→ Task to complete
Leave the pictures out and retype the lines from the beginning through the line with "ax.set_axisbelow(True)", both ends included.
--- START OF Extracted records ---
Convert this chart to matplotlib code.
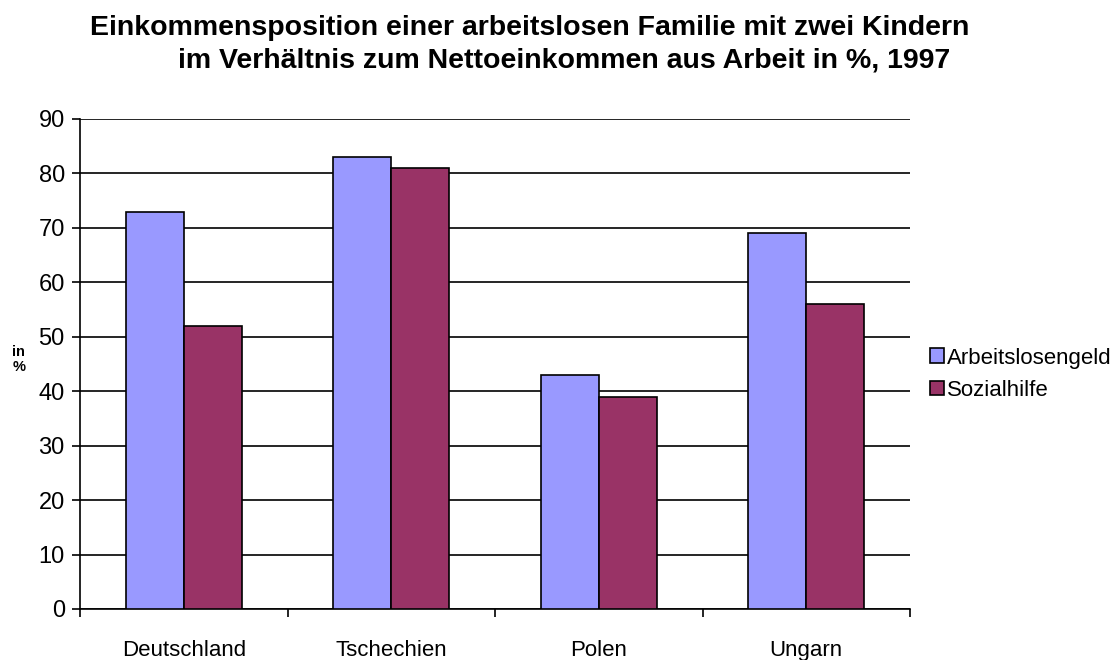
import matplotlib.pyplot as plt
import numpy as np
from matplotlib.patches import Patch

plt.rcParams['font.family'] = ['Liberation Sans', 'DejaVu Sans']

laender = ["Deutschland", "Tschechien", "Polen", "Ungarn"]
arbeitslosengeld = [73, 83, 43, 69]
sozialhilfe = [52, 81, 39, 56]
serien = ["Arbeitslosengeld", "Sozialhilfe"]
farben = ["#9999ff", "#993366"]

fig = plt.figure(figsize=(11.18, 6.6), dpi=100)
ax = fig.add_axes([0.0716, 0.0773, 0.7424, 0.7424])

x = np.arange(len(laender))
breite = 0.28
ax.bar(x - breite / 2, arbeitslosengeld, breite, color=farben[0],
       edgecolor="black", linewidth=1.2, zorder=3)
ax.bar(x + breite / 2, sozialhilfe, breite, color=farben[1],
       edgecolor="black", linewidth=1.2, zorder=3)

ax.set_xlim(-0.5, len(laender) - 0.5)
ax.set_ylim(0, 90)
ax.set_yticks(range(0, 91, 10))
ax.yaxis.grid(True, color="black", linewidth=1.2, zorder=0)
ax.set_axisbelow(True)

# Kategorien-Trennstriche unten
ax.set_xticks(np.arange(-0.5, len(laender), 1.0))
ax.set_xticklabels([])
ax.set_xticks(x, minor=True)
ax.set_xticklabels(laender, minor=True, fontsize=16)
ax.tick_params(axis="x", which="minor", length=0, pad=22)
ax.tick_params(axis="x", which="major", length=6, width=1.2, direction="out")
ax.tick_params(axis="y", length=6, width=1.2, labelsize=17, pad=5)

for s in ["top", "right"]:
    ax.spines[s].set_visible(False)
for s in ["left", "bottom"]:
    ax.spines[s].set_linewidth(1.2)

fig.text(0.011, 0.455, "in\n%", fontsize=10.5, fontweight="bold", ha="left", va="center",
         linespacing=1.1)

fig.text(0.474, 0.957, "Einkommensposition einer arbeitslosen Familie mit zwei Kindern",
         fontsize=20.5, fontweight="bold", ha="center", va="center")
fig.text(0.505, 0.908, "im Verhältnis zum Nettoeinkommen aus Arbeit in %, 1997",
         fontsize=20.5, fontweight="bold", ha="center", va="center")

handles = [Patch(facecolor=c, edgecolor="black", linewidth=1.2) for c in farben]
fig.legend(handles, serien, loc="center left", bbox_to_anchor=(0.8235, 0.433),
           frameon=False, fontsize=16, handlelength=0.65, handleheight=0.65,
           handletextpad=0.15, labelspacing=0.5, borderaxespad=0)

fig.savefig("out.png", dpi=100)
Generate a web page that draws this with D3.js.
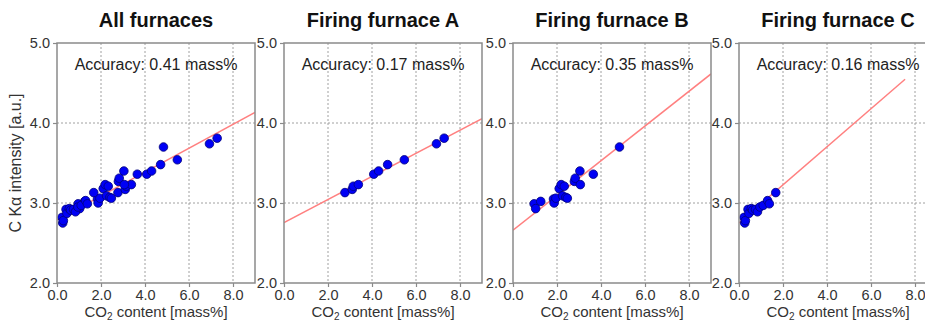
--- END OF Extracted records ---
→ Reply
Convert this chart to matplotlib code.
import matplotlib.pyplot as plt
import numpy as np
from matplotlib.patches import Patch

plt.rcParams['font.family'] = ['Liberation Sans', 'DejaVu Sans']

laender = ["Deutschland", "Tschechien", "Polen", "Ungarn"]
arbeitslosengeld = [73, 83, 43, 69]
sozialhilfe = [52, 81, 39, 56]
serien = ["Arbeitslosengeld", "Sozialhilfe"]
farben = ["#9999ff", "#993366"]

fig = plt.figure(figsize=(11.18, 6.6), dpi=100)
ax = fig.add_axes([0.0716, 0.0773, 0.7424, 0.7424])

x = np.arange(len(laender))
breite = 0.28
ax.bar(x - breite / 2, arbeitslosengeld, breite, color=farben[0],
       edgecolor="black", linewidth=1.2, zorder=3)
ax.bar(x + breite / 2, sozialhilfe, breite, color=farben[1],
       edgecolor="black", linewidth=1.2, zorder=3)

ax.set_xlim(-0.5, len(laender) - 0.5)
ax.set_ylim(0, 90)
ax.set_yticks(range(0, 91, 10))
ax.yaxis.grid(True, color="black", linewidth=1.2, zorder=0)
ax.set_axisbelow(True)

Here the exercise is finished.